### Exercise brief
Pictures are to be left out. Copy exactly the lines from the one containing "Emit a component" to the one containing "const weeks: string[]", both ends kept.

### Records for processing

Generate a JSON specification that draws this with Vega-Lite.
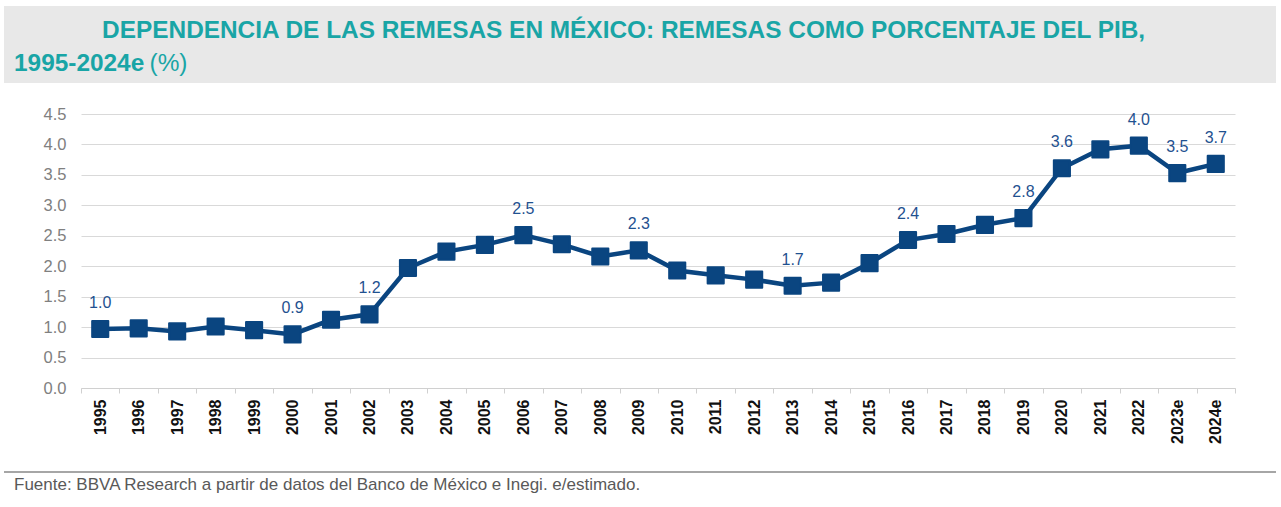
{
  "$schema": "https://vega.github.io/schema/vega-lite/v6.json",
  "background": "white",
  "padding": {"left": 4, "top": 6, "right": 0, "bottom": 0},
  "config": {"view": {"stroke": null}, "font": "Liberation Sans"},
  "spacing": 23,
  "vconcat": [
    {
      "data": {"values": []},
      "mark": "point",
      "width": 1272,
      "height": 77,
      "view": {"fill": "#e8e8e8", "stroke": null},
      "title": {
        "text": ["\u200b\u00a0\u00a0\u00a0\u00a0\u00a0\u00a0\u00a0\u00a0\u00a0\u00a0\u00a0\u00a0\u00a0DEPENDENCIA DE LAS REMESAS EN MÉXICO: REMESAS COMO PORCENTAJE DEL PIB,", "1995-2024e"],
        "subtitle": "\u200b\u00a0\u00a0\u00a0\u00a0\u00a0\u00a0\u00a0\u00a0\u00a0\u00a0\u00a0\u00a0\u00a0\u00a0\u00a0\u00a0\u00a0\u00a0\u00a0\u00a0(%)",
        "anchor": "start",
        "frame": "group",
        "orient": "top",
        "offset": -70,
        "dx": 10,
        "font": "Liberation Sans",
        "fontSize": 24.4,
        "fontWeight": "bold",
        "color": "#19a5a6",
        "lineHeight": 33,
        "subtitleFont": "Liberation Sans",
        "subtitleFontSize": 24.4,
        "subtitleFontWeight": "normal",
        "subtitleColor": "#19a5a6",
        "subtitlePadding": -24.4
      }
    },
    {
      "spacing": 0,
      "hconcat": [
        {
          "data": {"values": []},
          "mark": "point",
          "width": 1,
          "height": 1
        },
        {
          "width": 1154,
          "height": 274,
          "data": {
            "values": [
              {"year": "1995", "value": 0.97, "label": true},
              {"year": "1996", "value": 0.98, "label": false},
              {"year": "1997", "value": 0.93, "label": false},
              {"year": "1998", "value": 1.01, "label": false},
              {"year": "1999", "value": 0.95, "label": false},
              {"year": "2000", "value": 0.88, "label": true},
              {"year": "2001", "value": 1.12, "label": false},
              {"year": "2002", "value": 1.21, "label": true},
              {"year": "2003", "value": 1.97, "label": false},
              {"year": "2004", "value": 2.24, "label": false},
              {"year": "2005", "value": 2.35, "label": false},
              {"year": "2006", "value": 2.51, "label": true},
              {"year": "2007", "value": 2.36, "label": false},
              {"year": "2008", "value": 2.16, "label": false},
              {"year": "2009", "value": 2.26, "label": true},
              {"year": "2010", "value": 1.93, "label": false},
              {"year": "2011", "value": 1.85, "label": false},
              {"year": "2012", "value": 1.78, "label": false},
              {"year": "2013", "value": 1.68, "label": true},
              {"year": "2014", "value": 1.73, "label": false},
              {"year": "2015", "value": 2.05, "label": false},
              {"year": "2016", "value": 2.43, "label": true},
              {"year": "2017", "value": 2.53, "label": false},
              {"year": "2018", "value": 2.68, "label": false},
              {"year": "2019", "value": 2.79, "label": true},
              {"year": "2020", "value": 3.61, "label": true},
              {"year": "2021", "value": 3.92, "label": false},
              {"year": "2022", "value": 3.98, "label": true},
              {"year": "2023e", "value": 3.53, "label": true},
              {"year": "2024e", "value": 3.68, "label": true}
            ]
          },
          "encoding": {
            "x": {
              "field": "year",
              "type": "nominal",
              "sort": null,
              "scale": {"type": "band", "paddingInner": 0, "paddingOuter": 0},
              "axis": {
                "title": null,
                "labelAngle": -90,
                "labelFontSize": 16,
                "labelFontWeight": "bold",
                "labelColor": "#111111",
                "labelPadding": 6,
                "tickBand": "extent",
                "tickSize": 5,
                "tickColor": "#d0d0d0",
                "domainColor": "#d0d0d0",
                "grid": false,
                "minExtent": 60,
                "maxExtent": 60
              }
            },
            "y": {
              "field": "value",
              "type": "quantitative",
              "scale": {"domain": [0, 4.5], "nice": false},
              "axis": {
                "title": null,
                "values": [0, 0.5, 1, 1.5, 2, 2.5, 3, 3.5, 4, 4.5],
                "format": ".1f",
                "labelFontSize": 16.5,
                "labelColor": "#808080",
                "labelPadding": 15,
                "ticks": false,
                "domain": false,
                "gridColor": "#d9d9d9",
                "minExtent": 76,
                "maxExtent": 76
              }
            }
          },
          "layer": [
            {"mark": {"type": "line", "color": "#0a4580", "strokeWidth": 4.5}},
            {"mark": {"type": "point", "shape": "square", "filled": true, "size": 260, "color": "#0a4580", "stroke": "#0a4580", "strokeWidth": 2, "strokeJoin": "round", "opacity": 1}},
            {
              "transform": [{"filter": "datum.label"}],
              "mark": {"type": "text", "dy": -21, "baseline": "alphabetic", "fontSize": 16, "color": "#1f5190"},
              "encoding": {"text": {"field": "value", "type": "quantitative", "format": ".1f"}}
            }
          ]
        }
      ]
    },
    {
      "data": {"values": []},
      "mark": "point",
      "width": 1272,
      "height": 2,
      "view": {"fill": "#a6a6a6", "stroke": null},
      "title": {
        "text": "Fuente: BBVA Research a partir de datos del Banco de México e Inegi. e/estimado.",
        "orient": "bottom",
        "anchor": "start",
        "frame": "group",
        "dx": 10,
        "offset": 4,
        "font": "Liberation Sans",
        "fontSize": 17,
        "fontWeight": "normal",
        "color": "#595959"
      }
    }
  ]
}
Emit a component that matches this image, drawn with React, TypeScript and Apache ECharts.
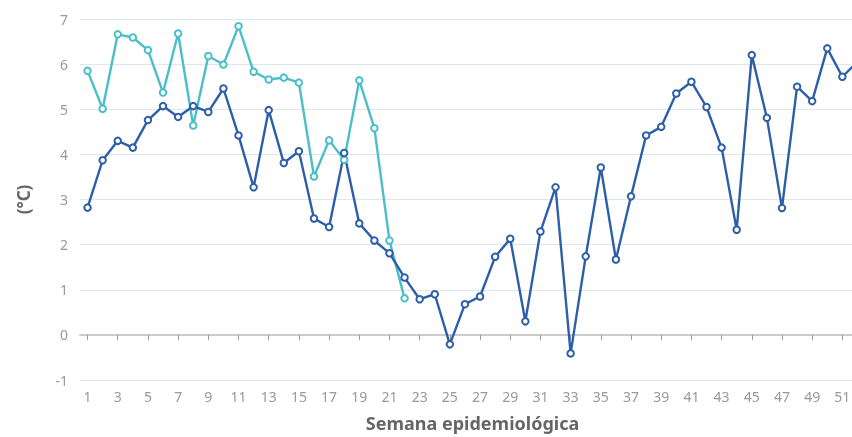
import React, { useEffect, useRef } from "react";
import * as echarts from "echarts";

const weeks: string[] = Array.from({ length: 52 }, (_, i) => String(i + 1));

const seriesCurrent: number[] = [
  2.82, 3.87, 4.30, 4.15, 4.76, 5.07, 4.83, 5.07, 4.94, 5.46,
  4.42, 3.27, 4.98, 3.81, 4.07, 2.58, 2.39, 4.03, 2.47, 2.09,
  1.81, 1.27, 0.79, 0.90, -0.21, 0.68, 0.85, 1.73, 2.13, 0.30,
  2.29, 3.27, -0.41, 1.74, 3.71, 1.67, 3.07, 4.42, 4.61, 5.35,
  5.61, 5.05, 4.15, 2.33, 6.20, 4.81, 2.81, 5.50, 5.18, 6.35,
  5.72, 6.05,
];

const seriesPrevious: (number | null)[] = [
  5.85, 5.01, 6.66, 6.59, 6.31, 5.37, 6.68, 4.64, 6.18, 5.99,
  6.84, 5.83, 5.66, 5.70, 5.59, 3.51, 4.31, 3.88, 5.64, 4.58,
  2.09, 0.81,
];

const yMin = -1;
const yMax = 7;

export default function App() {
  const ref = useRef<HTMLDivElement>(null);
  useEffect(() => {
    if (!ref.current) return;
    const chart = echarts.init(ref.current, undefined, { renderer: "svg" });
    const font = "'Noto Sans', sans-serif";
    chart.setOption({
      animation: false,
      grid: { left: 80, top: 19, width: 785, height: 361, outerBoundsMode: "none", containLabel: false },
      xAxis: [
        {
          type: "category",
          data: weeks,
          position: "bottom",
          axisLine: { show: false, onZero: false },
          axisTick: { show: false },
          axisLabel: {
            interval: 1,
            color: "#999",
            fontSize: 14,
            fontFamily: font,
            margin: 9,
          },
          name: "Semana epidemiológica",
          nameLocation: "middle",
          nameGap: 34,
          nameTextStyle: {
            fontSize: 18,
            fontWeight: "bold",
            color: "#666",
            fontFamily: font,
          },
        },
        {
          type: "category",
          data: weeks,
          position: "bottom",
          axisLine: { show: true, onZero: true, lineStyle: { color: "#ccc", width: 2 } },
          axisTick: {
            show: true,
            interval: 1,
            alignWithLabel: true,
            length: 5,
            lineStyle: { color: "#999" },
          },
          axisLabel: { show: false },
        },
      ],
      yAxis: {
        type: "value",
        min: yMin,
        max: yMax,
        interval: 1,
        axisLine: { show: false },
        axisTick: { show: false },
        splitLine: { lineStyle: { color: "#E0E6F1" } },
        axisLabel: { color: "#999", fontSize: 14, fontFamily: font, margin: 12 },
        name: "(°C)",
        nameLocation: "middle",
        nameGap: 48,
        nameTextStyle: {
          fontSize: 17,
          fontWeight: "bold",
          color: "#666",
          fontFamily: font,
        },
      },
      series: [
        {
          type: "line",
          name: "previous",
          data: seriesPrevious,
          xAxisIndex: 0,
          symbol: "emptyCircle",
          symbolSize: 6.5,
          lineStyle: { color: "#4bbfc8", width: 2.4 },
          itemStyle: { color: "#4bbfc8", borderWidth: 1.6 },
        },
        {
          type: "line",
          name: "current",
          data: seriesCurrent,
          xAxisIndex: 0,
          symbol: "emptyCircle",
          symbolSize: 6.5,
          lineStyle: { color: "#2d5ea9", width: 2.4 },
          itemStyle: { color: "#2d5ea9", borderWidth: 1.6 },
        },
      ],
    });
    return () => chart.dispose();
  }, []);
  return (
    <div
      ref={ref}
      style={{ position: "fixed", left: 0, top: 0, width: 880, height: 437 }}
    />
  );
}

### Worked solution
Emit a component that matches this image, drawn with React, TypeScript and Apache ECharts.
import React, { useEffect, useRef } from "react";
import * as echarts from "echarts";

const weeks: string[] = Array.from({ length: 52 }, (_, i) => String(i + 1));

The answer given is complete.